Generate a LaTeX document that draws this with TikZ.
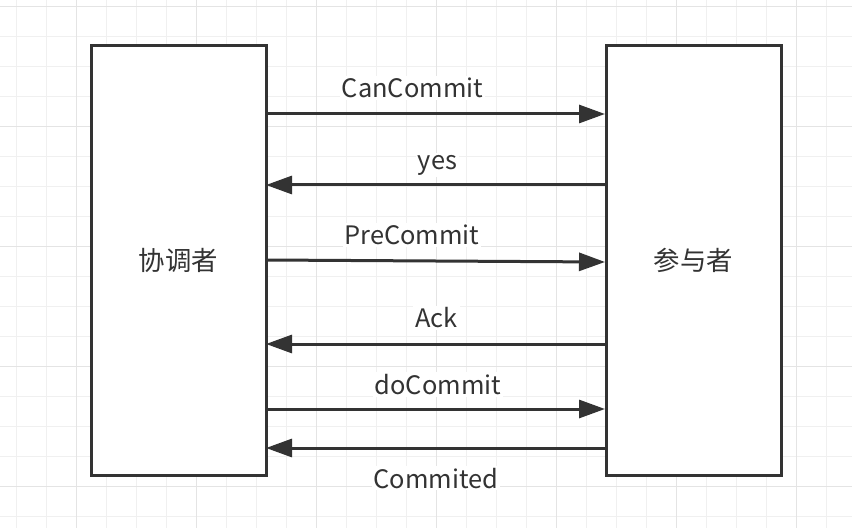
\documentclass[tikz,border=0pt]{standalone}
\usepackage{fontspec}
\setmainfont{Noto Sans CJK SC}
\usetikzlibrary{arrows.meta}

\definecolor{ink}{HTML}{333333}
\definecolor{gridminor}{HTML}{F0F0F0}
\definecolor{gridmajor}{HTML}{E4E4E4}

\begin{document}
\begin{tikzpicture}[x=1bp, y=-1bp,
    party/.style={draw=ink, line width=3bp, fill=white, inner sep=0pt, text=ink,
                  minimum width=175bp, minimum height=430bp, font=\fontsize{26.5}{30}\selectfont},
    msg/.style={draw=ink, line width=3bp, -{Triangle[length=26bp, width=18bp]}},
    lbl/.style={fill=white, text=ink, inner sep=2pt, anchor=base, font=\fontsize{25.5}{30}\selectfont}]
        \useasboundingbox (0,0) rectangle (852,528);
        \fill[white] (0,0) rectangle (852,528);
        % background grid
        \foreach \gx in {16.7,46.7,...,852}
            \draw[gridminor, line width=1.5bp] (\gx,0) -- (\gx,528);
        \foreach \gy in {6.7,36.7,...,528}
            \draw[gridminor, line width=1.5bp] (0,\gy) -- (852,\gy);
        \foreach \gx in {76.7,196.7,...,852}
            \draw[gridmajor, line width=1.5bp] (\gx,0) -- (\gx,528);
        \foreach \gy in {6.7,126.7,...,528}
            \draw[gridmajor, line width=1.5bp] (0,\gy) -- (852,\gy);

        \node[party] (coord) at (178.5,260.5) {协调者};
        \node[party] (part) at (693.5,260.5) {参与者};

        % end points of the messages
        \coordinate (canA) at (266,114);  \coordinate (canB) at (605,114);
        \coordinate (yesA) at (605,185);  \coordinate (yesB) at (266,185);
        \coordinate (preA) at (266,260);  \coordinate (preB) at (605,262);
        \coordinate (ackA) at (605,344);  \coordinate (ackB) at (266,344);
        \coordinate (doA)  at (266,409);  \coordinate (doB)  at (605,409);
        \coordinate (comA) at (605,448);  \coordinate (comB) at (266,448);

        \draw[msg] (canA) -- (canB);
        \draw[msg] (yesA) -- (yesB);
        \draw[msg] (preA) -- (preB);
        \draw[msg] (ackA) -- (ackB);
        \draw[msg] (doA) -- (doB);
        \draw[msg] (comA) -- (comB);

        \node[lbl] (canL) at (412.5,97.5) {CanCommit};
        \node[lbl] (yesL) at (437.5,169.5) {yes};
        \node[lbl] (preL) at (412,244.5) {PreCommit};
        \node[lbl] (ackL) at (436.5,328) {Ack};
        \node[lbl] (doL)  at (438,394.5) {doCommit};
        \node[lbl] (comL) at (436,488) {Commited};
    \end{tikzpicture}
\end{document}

* Instruction: Give an exact copy of the material, leaving out every picture.

* Response for this exercise:
Generate a LaTeX document that draws this with TikZ.
\documentclass[tikz,border=0pt]{standalone}
\usepackage{fontspec}
\setmainfont{Noto Sans CJK SC}
\usetikzlibrary{arrows.meta}

\definecolor{ink}{HTML}{333333}
\definecolor{gridminor}{HTML}{F0F0F0}
\definecolor{gridmajor}{HTML}{E4E4E4}

\begin{document}
\begin{tikzpicture}[x=1bp, y=-1bp,
    party/.style={draw=ink, line width=3bp, fill=white, inner sep=0pt, text=ink,
                  minimum width=175bp, minimum height=430bp, font=\fontsize{26.5}{30}\selectfont},
    msg/.style={draw=ink, line width=3bp, -{Triangle[length=26bp, width=18bp]}},
    lbl/.style={fill=white, text=ink, inner sep=2pt, anchor=base, font=\fontsize{25.5}{30}\selectfont}]
        \useasboundingbox (0,0) rectangle (852,528);
        \fill[white] (0,0) rectangle (852,528);
        % background grid
        \foreach \gx in {16.7,46.7,...,852}
            \draw[gridminor, line width=1.5bp] (\gx,0) -- (\gx,528);
        \foreach \gy in {6.7,36.7,...,528}
            \draw[gridminor, line width=1.5bp] (0,\gy) -- (852,\gy);
        \foreach \gx in {76.7,196.7,...,852}
            \draw[gridmajor, line width=1.5bp] (\gx,0) -- (\gx,528);
        \foreach \gy in {6.7,126.7,...,528}
            \draw[gridmajor, line width=1.5bp] (0,\gy) -- (852,\gy);

        \node[party] (coord) at (178.5,260.5) {协调者};
        \node[party] (part) at (693.5,260.5) {参与者};

        % end points of the messages
        \coordinate (canA) at (266,114);  \coordinate (canB) at (605,114);
        \coordinate (yesA) at (605,185);  \coordinate (yesB) at (266,185);
        \coordinate (preA) at (266,260);  \coordinate (preB) at (605,262);
        \coordinate (ackA) at (605,344);  \coordinate (ackB) at (266,344);
        \coordinate (doA)  at (266,409);  \coordinate (doB)  at (605,409);
        \coordinate (comA) at (605,448);  \coordinate (comB) at (266,448);

        \draw[msg] (canA) -- (canB);
        \draw[msg] (yesA) -- (yesB);
        \draw[msg] (preA) -- (preB);
        \draw[msg] (ackA) -- (ackB);
        \draw[msg] (doA) -- (doB);
        \draw[msg] (comA) -- (comB);

        \node[lbl] (canL) at (412.5,97.5) {CanCommit};
        \node[lbl] (yesL) at (437.5,169.5) {yes};
        \node[lbl] (preL) at (412,244.5) {PreCommit};
        \node[lbl] (ackL) at (436.5,328) {Ack};
        \node[lbl] (doL)  at (438,394.5) {doCommit};
        \node[lbl] (comL) at (436,488) {Commited};
    \end{tikzpicture}
\end{document}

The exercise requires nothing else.